Santiago Alba, Belén Gopegui, Pascual Serrano y Carlos Fernández Liria
El pasado lunes, el conocido actor español Willy Toledo declaró públicamente su desasosiego por la muerte del preso cubano Orlando Zapata y censuró al gobierno cubano por no haber sabido salvar una vida que, privada de libertad, estaba bajo su responsabilidad. Pero Willy Toledo tuvo también el atrevimiento de referirse al fallecido como a “un delincuente común” y a algunos de los así llamados “disidentes” como a “terroristas”, reproduciendo la información de las autoridades de Cuba, e inmediatamente los mismos medios, los mismos políticos y los mismos intelectuales que aceptan con naturalidad las versiones oficiales del gobierno israelí, colombiano o afgano se han lanzado, henchidos de indignación, a romperle figuradamente los huesos al tiempo que autoproclamaban su limpieza de sangre democrática. El País y El Mundo, por ejemplo, han dedicado en los últimos tres días más referencias a estas “imperdonables” declaraciones que a las víctimas civiles de Afganistán o a los huérfanos de Haití, por no hablar de la bloguera iraquí Hiba Al-Shamari, detenida, torturada y desaparecida durante un mes y ahora sometida a juicio en Bagdad por “desprestigiar la imagen de la nación” sin que ninguno de los ofendidos por el “régimen de Castro” haya levantado su voz o aireado sus tripas. Contra Willy Toledo se ha desatado una unanimidad oceánica, un tsunami de pulgares boca abajo y moralizantes azotes perdonavidas.
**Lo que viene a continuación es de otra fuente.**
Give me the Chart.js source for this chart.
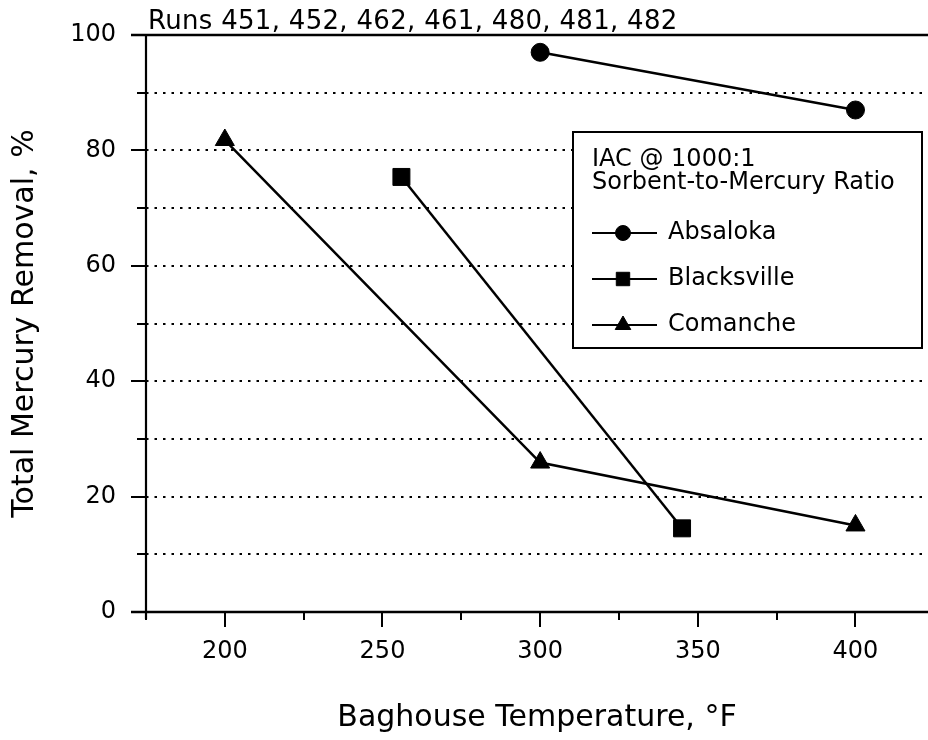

El mismo día en que Otegi era condenado a dos años de cárcel por “exaltación del terrorismo” (o, lo que es lo mismo, por decir una frase), Elvira Lindo escupía a Willy Toledo las ventajas de nuestra democracia, que permite hablar incluso a un tipo como él, y Rosa Montero, con el mismo temple moral con el que saludó en 2006 los misiles arrojados sobre el Líbano, despreciaba a Willy Toledo calificándolo de “gentuza castrista”. Como de un apestado, los 9000 actores, bailarines, directores de escena y dobladores de España representados por Pilar Bardem se han desmarcado de su audacia declarativa y lo han dejado caer solo en el abismo. Decenas de portadas, columnas y tertulias se han rasgado las vestiduras contra la “abyección moral” del actor.
Es en las cuestiones pequeñas donde se revela el estado de salud de una democracia. No es muy grave que se calle la boca a un actor, mutilando y criminalizando sus declaraciones, en un país donde se amenazan las pensiones, se persigue a los inmigrantes, sigue habiendo torturas, se cierran periódicos, se obstruye la memoria, se protege a criminales de guerra y se mandan soldados a invadir y matar civiles en otras tierras. Algunas de las voces de este coro marcial -en el que cada uno ha gritado libremente lo mismo que todos los demás- reflejan la calidad ética de un medio periodístico y cultural en el que el desprecio por la verdad es inseparable de la idea de que la democracia consiste en imponer a gritos silencio a los demás y de la seguridad de que el intimidado no podrá responderles. Las otras voces del coro se unen a la cantinela un poco por interés y un poco por miedo, a sabiendas de que, mientras el mundo gire en la misma dirección que van ellos, es mejor no preguntarse quién maneja el volante ni a cuántos aplastan las ruedas. En España hay tres o cuatro temas que no pueden discutirse en público y Willy Toledo se ha atrevido a rozar uno de ellos. Si los filtros mecánicos fallan -como en este caso- y más personas de las que caben en un pañuelo escuchan lo que no se debe decir, entonces interviene el Santo Oficio para acosar, desprestigiar y amenazar al infractor. A Willy Toledo le han dado un grito para que no se atreva a hablar de nuevo.